John Bell Hood was a handsome man, 6'2" tall. Before the Civil War in the United States, he led soldiers against the Comanche Indians, but he is remembered as commander of the Battle of Franklin, one of the worst disasters for the Confederate Army. According to Sam Watkins, 1st Tennessee Infantry:
"(Franklin) is the blackest page in the history of the War of the Lost Cause. It was the bloodiest battle of modern times in any war. It was the finishing stroke to the Independence of the Southern Confederacy. I was there. I saw it."After the war, the McGavock family of Franklin donated two acres near their home to establish a Confederate Cemetery. I read about the battle of Franklin and the burying of the dead in The Widow of the South, an excellent 2005 novel by Robert Hicks. So when I heard that Hicks would be speaking in Chattanooga, I got a copy of his newest novel, A Separate Country, which is about the life of General Hood in New Orleans in the years after the war.
In the new book Hood is haunted by his failures and wants to be vindicated somehow. He married a strong-willed woman, and together they had eleven children in eleven years (some were twins). But always, always Hood was obsessed by what he had done as a leader, in fighting the Comanches and in the battle of Franklin.

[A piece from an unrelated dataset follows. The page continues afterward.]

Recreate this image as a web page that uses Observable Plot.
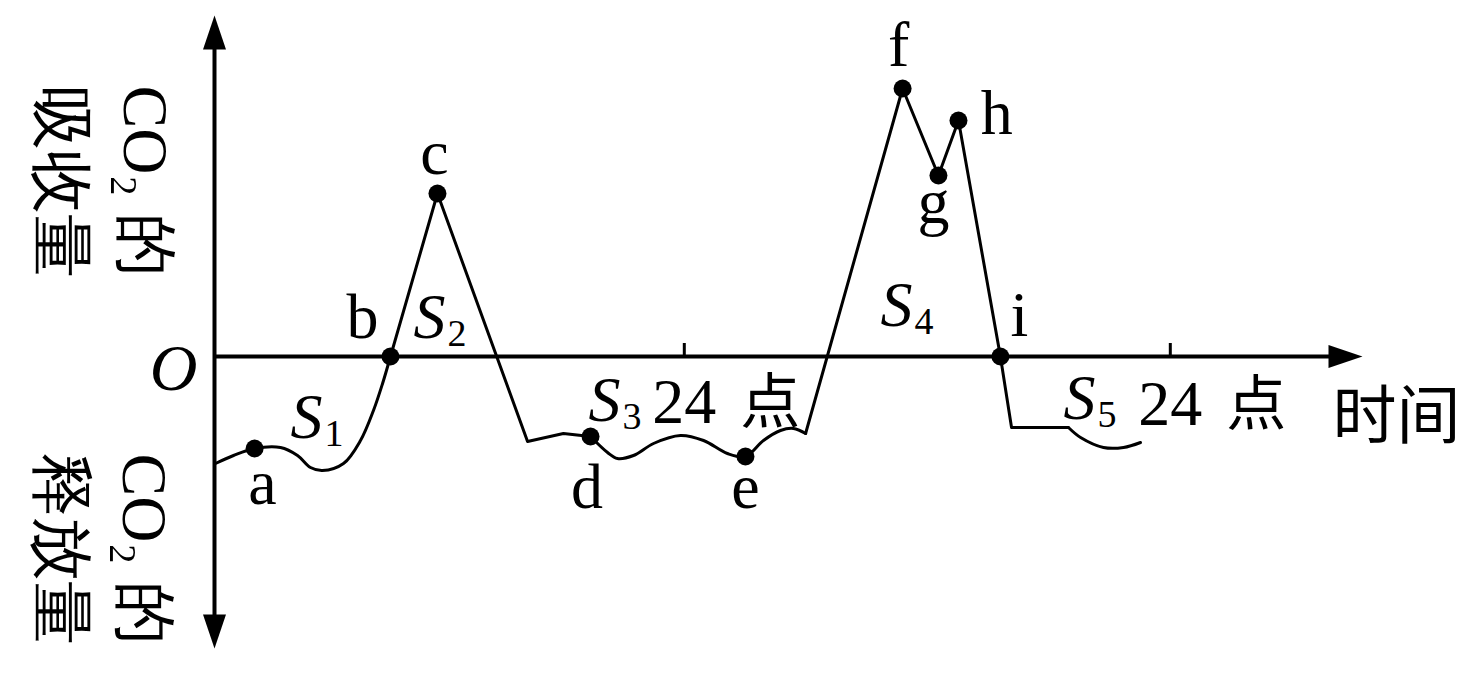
<!DOCTYPE html>
<html><head><meta charset="utf-8">
<script src="https://cdn.jsdelivr.net/npm/d3@7"></script>
<script src="https://cdn.jsdelivr.net/npm/@observablehq/plot@0.6"></script>
<style>body{margin:0;background:#fff;} #chart svg{display:block;}</style>
</head><body><div id="chart"></div>
<script>
// ---- curve data (time: hours from the y-axis, value: CO2 uptake, + absorb / - release) ----
const seg1Time  = [0.05, 0.94, 1.98, 3.26, 4.10, 4.74, 5.33, 6.37, 7.21, 7.85, 8.30, 8.69];
const seg1Value = [-5.35, -4.95, -4.6, -4.55, -4.95, -5.55, -5.7, -5.35, -4.2, -2.7, -1.35, 0];
const seg2Time  = [8.69, 11.01, 15.46, 17.23, 18.57];
const seg2Value = [0, 8.15, -4.25, -3.85, -4.0];
const seg3Time  = [18.57, 19.41, 19.90, 20.69, 21.68, 23.01, 24.15, 25.33, 26.22, 27.11, 27.95, 28.59, 29.19];
const seg3Value = [-4.0, -4.8, -5.1, -4.95, -4.35, -3.95, -4.2, -4.85, -5.0, -4.2, -3.7, -3.6, -3.85];
const seg4Time  = [29.19, 33.98, 35.75, 36.74, 38.81, 39.36, 42.17];
const seg4Value = [-3.85, 13.4, 9.05, 11.8, 0, -3.55, -3.55];
const seg5Time  = [42.17, 42.77, 43.90, 44.89, 45.73];
const seg5Value = [-3.55, -4.05, -4.55, -4.55, -4.3];

// ---- marked points ----
const pointNames      = ["a", "b", "c", "d", "e", "f", "g", "h", "i"];
const pointTime       = [1.98, 8.69, 11.01, 18.57, 26.22, 33.98, 35.75, 36.74, 38.81];
const pointValue      = [-4.6, 0, 8.15, -4.0, -5.0, 13.4, 9.05, 11.8, 0];
const pointLabelTime  = [2.37, 7.31, 10.86, 18.4, 26.22, 33.78, 35.5, 38.63, 39.75];
const pointLabelValue = [-7.35, 0.95, 9.15, -7.55, -7.55, 14.55, 6.7, 11.15, 1.05];

// ---- area labels S1..S5 ----
const areaIndex = ["1", "2", "3", "4", "5"];
const areaTime  = [3.75, 9.83, 18.47, 32.89, 41.93];
const areaValue = [-4.05, 0.95, -3.2, 1.55, -3.1];

// ---- x ticks ----
const tickTime  = [23.2, 47.2];
const tickText  = ["24", "24"];
const tickUnit  = ["点", "点"];
const tickLabelValue = [-3.3, -3.4];

// ---- axes ----
const axisXEnd = 56.69, axisYTop = 17.05, axisYBottom = -14.6;
const xTitle = "时间";
const yTitleLines = ["CO₂ 的", "吸收量", "CO₂ 的", "释放量"];
const yTitleTime  = [-3.45, -7.6, -3.5, -7.6];
const yTitleValue = [13.55, 13.55, -4.85, -4.8];

// ---- layout (pixels) ----
const W = 1468, H = 673, originX = 214, originY = 356, pxPerHour = 20.25, pxPerUnit = 20;

const rows = (t, v) => t.map((d, i) => ({t: d, v: v[i]}));
const points = pointNames.map((n, i) => ({n, t: pointTime[i], v: pointValue[i], lt: pointLabelTime[i], lv: pointLabelValue[i]}));
const areas = areaIndex.map((n, i) => ({n, t: areaTime[i], v: areaValue[i]}));
const ticks = tickTime.map((t, i) => ({t, text: tickText[i], unit: tickUnit[i], v: tickLabelValue[i]}));
const yTitles = yTitleLines.map((s, i) => ({s, t: yTitleTime[i], v: yTitleValue[i]}));
const arrows = [{t: 0, v: axisYTop, r: 0}, {t: 0, v: axisYBottom, r: 180}, {t: axisXEnd, v: 0, r: 90}];

const arrowHead = {draw(ctx) { ctx.moveTo(0, 0); ctx.lineTo(11.5, 34); ctx.lineTo(-11.5, 34); ctx.closePath(); }};

const lineStyle = {x: "t", y: "v", stroke: "black", strokeWidth: 3};
const latin = {fill: "black", fontFamily: "Liberation Serif"};
const cjk = {fill: "black", fontFamily: "Noto Sans CJK SC"};

const chart = Plot.plot({
  width: W, height: H,
  marginLeft: 0, marginRight: 0, marginTop: 0, marginBottom: 0,
  x: {domain: [-originX / pxPerHour, (W - originX) / pxPerHour], range: [0, W], axis: null},
  y: {domain: [-(H - originY) / pxPerUnit, originY / pxPerUnit], range: [H, 0], axis: null},
  style: {background: "white", color: "black"},
  marks: [
    Plot.ruleY([0], {x1: 0, x2: axisXEnd - 1, stroke: "black", strokeWidth: 4}),
    Plot.ruleX([0], {y1: axisYBottom + 1, y2: axisYTop - 1, stroke: "black", strokeWidth: 4}),
    Plot.dot(arrows, {x: "t", y: "v", rotate: "r", symbol: arrowHead, fill: "black", stroke: "none", r: 10}),
    Plot.ruleX(ticks, {x: "t", y1: 0, y2: 0.65, stroke: "black", strokeWidth: 3}),
    Plot.line(rows(seg1Time, seg1Value), {...lineStyle, curve: "catmull-rom"}),
    Plot.line(rows(seg2Time, seg2Value), {...lineStyle, curve: "linear"}),
    Plot.line(rows(seg3Time, seg3Value), {...lineStyle, curve: "catmull-rom"}),
    Plot.line(rows(seg4Time, seg4Value), {...lineStyle, curve: "linear"}),
    Plot.line(rows(seg5Time, seg5Value), {...lineStyle, curve: "catmull-rom"}),
    Plot.dot(points, {x: "t", y: "v", r: 9, fill: "black", stroke: "none"}),
    Plot.text(points, {...latin, x: "lt", y: "lv", text: "n", fontSize: 64, textAnchor: "middle", lineAnchor: "bottom"}),
    Plot.text(areas, {...latin, x: "t", y: "v", text: () => "S", fontSize: 64, fontStyle: "italic", textAnchor: "start", lineAnchor: "bottom"}),
    Plot.text(areas, {...latin, x: "t", y: "v", text: "n", fontSize: 38, dx: 34, dy: 8, textAnchor: "start", lineAnchor: "bottom"}),
    Plot.text(ticks, {...latin, x: "t", y: "v", text: "text", fontSize: 64, textAnchor: "middle", lineAnchor: "bottom"}),
    Plot.text(ticks, {...cjk, x: "t", y: "v", text: "unit", fontSize: 60, dx: 86, textAnchor: "middle", lineAnchor: "bottom"}),
    Plot.text([xTitle], {...cjk, x: 58.37, y: -4.05, text: d => d, fontSize: 64, textAnchor: "middle", lineAnchor: "bottom"}),
    Plot.text(["O"], {...latin, x: -2.02, y: -1.65, text: d => d, fontSize: 66, fontStyle: "italic", textAnchor: "middle", lineAnchor: "bottom"}),
    Plot.text(yTitles, {...latin, x: "t", y: "v", text: "s", rotate: 90, fontSize: 64, textAnchor: "start", lineAnchor: "middle"})
  ]
});
document.getElementById("chart").appendChild(chart);
</script>
</body></html>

"I didn't realize then in my cursed and doomed youth [when he led soldiers against the Comanches], that one killing led to another, geometrically, until the only way possible to escape the massacre was to lead a whole army into the maw and hope for an ending" (p. 159).When I met Robert Hicks on Thursday evening, I asked if Hood had really worried about making orphans and killers. Yes, he did. It's in the writings by Hood that were published.
"I will send him to see my other creation, not an orphan, but a killer. The killer and the orphan, the Janus face of my life's work" (p. 410).
I was interested in his wife, Anna Marie, who had been a genteel artist before they were married. In the book she comes across as a bold person, and I liked her, especially for things like this:
"In truth, painting a man is as erotic as my mother suspected. That was another reason why we sat there in the parlor, two arms length away from each other. I stared and consumed him, I put him on a canvas. I was an artist, before there came all the children, and then there was no room for my easel and no time for mixing paints" (p. 109).One of the most poignant quotes that I copied from the book came near the beginning. Eli, one of the main characters, is thinking about the Hood family's battle with a different sort of enemy -- yellow fever:
"But the yellow jack had got Anna Marie, and the nine healthy children had been sent off. Hood and Lydia [the oldest child] were all that remained, too sick to leave. They were the ruins of what Hood said was his own separate country. There had been enough Hoods for a country, or at least a small town, but that wasn't what he'd meant and I ain't figured it out" (p. 10).I recommend both of these books by Robert Hicks. Because his excellent first novel was more compelling to me, I rate The Widow of the South 9 out of 10 and his second novel, A Separate Country, which is also a very good book, 8 of 10.